TPLA:面向高效解耦預填充與解碼推理的張量並行潛在注意力機制
TPLA: Tensor Parallel Latent Attention for Efficient Disaggregated Prefill \& Decode Inference
August 21, 2025
作者: Xiaojuan Tang, Fanxu Meng, Pingzhi Tang, Yuxuan Wang, Di Yin, Xing Sun, Muhan Zhang
cs.AI
摘要
多頭潛在注意力機制(Multi-Head Latent Attention, MLA)在DeepSeek-V2中被引入,其將鍵值狀態壓縮為低秩潛在向量,僅緩存此向量以減少記憶體佔用。然而,在張量並行(Tensor Parallelism, TP)中,注意力頭被分散在多個設備上計算,每個設備都需加載完整的緩存,這削弱了MLA相較於分組查詢注意力(Grouped Query Attention, GQA)的優勢。
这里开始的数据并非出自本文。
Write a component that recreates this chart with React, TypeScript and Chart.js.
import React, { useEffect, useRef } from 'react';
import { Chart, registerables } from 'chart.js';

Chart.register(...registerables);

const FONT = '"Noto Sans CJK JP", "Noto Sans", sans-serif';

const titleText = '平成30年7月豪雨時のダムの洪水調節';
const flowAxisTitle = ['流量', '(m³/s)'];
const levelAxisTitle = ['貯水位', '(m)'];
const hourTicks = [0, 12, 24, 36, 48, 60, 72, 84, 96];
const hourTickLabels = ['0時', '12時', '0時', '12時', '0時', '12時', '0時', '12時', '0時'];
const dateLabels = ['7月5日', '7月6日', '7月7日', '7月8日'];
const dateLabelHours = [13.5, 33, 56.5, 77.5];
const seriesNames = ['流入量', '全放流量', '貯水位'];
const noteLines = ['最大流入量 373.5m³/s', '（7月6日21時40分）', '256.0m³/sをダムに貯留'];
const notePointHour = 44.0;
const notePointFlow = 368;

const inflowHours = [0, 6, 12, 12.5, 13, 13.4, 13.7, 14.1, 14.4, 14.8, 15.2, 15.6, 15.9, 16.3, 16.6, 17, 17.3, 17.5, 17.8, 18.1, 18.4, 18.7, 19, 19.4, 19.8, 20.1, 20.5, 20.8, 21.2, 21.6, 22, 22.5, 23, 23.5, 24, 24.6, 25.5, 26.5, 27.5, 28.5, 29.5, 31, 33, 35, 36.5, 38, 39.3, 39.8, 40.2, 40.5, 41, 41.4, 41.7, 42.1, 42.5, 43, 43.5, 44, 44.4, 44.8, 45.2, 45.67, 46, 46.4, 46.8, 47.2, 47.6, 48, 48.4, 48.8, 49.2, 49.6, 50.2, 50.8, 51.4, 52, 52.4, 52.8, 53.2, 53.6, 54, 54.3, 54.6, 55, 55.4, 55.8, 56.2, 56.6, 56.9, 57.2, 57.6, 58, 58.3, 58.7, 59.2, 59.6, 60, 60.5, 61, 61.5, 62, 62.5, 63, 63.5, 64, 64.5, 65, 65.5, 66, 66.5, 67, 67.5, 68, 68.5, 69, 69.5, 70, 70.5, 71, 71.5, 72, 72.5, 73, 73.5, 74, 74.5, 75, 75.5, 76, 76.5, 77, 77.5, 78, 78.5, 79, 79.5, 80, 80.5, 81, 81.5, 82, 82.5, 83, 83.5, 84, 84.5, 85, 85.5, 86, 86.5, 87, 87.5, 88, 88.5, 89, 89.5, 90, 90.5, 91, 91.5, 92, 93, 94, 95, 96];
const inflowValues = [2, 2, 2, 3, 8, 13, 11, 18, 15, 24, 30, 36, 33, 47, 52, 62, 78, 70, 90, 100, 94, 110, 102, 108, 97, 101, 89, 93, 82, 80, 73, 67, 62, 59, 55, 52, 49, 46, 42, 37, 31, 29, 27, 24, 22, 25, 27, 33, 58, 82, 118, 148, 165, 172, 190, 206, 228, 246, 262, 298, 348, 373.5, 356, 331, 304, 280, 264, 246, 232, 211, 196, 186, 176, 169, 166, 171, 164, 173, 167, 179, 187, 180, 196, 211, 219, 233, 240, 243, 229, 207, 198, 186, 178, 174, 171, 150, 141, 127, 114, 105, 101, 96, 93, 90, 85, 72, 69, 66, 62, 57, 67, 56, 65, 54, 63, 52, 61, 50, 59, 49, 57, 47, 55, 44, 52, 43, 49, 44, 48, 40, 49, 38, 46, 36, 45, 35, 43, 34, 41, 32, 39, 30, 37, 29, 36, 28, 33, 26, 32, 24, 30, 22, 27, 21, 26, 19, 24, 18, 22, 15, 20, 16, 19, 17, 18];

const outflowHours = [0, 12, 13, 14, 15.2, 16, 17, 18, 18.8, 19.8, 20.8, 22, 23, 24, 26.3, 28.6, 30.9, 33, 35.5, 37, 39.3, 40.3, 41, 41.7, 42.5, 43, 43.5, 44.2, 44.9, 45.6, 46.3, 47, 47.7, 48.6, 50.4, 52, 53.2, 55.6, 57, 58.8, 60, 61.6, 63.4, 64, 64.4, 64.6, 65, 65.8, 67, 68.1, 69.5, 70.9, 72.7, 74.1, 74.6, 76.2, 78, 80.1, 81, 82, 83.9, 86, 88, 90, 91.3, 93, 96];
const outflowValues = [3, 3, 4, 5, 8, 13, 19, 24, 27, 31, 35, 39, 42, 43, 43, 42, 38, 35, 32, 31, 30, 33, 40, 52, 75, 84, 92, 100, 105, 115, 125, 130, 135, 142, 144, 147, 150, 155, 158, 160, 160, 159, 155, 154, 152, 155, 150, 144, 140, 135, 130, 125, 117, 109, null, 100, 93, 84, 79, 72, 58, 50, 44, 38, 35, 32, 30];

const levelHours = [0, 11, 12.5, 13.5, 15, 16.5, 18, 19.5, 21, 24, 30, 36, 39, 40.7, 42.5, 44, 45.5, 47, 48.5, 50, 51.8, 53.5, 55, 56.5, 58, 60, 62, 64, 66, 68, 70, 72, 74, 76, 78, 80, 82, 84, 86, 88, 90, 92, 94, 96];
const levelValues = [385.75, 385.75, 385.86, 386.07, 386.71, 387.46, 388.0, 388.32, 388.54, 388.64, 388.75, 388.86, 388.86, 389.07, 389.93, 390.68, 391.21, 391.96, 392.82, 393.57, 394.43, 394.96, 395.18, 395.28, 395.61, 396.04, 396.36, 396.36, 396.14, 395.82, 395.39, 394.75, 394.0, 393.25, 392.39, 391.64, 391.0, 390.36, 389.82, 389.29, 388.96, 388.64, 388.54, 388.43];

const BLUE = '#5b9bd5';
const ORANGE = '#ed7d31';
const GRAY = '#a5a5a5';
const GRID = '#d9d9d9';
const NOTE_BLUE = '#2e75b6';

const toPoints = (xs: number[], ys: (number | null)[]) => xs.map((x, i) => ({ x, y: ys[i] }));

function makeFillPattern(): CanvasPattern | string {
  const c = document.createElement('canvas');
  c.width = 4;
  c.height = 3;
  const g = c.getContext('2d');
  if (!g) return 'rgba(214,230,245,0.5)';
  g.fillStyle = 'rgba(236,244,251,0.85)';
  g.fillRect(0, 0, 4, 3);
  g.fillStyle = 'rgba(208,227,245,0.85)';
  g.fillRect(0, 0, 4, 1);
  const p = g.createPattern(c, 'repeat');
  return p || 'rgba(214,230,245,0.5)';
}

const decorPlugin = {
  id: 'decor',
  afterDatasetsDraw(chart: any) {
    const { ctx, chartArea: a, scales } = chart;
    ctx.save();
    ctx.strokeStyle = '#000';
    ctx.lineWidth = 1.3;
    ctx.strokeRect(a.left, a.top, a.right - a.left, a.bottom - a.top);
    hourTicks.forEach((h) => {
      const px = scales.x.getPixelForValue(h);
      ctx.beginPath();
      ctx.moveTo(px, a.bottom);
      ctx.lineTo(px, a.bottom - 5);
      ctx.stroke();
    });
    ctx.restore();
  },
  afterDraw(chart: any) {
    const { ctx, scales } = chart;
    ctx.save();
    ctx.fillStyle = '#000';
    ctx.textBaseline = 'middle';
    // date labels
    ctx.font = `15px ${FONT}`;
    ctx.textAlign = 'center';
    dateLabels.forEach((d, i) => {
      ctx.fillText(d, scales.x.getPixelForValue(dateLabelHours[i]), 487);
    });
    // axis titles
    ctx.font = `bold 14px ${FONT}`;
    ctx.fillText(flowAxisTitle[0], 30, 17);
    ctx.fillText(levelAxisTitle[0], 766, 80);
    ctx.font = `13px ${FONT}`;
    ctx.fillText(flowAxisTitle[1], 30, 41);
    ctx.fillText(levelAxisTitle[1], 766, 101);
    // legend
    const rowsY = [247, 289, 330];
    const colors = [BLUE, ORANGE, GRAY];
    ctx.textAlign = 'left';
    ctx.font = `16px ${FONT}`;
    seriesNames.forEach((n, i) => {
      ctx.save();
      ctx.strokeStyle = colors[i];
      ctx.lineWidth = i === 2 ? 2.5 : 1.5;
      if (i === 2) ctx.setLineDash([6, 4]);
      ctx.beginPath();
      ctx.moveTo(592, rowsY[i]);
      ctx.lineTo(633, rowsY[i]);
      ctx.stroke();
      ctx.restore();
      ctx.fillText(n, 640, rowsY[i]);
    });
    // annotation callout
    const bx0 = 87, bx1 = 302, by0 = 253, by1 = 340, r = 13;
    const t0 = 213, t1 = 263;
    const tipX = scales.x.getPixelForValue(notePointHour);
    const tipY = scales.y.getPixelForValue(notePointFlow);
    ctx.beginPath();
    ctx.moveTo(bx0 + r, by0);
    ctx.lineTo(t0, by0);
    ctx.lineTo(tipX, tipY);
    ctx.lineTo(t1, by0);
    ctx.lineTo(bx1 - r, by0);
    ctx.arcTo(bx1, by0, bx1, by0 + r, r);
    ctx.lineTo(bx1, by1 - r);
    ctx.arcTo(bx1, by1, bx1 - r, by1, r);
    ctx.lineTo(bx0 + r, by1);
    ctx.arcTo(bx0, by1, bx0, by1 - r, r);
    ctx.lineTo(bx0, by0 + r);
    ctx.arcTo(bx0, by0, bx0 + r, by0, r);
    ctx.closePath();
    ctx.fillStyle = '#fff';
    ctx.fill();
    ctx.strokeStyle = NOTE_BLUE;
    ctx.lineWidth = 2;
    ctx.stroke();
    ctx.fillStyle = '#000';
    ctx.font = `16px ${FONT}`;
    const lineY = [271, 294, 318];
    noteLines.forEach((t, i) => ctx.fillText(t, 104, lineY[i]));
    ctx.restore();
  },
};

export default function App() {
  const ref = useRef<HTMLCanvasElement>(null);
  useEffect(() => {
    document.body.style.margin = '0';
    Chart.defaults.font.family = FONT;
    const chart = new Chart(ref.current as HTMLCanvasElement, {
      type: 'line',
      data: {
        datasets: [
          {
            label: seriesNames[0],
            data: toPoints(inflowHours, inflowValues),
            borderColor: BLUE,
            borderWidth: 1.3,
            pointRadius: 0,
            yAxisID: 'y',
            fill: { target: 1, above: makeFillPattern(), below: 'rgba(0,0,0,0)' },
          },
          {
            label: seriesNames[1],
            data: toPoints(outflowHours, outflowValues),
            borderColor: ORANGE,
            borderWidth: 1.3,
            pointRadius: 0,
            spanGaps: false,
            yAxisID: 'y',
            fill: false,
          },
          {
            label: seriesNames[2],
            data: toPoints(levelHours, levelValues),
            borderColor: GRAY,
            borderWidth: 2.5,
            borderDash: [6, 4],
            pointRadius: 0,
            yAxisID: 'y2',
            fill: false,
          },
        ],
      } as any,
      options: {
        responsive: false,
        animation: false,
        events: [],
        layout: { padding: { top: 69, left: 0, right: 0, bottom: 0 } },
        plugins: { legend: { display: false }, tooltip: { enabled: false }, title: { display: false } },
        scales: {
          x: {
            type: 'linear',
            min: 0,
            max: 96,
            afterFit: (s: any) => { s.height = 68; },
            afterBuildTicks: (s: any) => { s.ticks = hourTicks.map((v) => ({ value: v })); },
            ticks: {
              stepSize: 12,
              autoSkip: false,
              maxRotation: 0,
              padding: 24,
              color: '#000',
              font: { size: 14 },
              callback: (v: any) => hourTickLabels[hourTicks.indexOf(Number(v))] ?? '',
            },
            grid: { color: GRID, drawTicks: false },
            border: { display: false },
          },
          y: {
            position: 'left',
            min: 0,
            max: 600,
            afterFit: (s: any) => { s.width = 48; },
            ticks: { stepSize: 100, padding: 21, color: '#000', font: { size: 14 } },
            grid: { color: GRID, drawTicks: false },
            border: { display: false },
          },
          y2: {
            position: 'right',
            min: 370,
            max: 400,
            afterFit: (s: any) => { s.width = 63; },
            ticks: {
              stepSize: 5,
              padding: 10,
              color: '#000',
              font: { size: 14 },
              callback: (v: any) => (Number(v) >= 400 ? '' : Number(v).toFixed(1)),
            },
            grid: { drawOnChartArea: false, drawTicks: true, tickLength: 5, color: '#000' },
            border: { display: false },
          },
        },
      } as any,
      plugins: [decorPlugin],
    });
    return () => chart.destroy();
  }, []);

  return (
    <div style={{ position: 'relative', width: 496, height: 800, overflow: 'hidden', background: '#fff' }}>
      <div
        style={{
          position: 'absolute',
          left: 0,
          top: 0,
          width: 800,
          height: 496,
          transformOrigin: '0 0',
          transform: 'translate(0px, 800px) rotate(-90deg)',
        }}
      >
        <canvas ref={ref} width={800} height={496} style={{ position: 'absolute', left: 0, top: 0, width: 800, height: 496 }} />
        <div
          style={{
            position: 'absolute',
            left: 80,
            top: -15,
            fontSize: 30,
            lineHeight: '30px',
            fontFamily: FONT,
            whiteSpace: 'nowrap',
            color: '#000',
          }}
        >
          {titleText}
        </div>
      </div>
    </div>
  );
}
我們提出了張量並行潛在注意力機制(Tensor-Parallel Latent Attention, TPLA):該方案將潛在表示和每個頭的輸入維度在設備間進行分區,獨立執行每個分片的注意力計算,然後通過全歸約(all-reduce)合併結果。TPLA在保持壓縮鍵值緩存優勢的同時,釋放了TP的效率。與分組潛在注意力(Grouped Latent Attention, GLA)不同,TPLA中的每個頭仍能利用完整的潛在表示,維持更強的表示能力。TPLA與使用MLA預訓練的模型完全兼容:它支持MLA風格的預填充,並能在不重新訓練的情況下實現高效的張量並行解碼。在TP分片前應用簡單的正交變換——例如哈達瑪變換或主成分分析(PCA)——進一步減輕了跨分片干擾,使精度下降最小化。通過減少DeepSeek-V3和Kimi-K2的每設備鍵值緩存,我們在32K令牌上下文長度下分別實現了1.79倍和1.93倍的加速,同時在常識推理和LongBench基準測試中保持了性能。TPLA可與FlashAttention-3結合實現,從而實現實用的端到端加速。
English
Multi-Head Latent Attention (MLA), introduced in DeepSeek-V2, compresses
key-value states into a low-rank latent vector, caching only this vector to
reduce memory. In tensor parallelism (TP), however, attention heads are
computed across multiple devices, and each device must load the full cache,
eroding the advantage of MLA over Grouped Query Attention (GQA). We propose
Tensor-Parallel Latent Attention (TPLA): a scheme that partitions both the
latent representation and each head's input dimension across devices, performs
attention independently per shard, and then combines results with an
all-reduce. TPLA preserves the benefits of a compressed KV cache while
unlocking TP efficiency. Unlike Grouped Latent Attention (GLA), every head in
TPLA still leverages the full latent representation, maintaining stronger
representational capacity. TPLA is drop-in compatible with models pre-trained
using MLA: it supports MLA-style prefilling and enables efficient
tensor-parallel decoding without retraining. Applying simple orthogonal
transforms -- e.g., the Hadamard transform or PCA -- before TP slicing further
mitigates cross-shard interference, yielding minimal accuracy degradation. By
reducing the per-device KV cache for DeepSeek-V3 and Kimi-K2, we achieve 1.79x
and 1.93x speedups, respectively, at a 32K-token context length while
maintaining performance on commonsense and LongBench benchmarks. TPLA can be
implemented with FlashAttention-3, enabling practical end-to-end acceleration.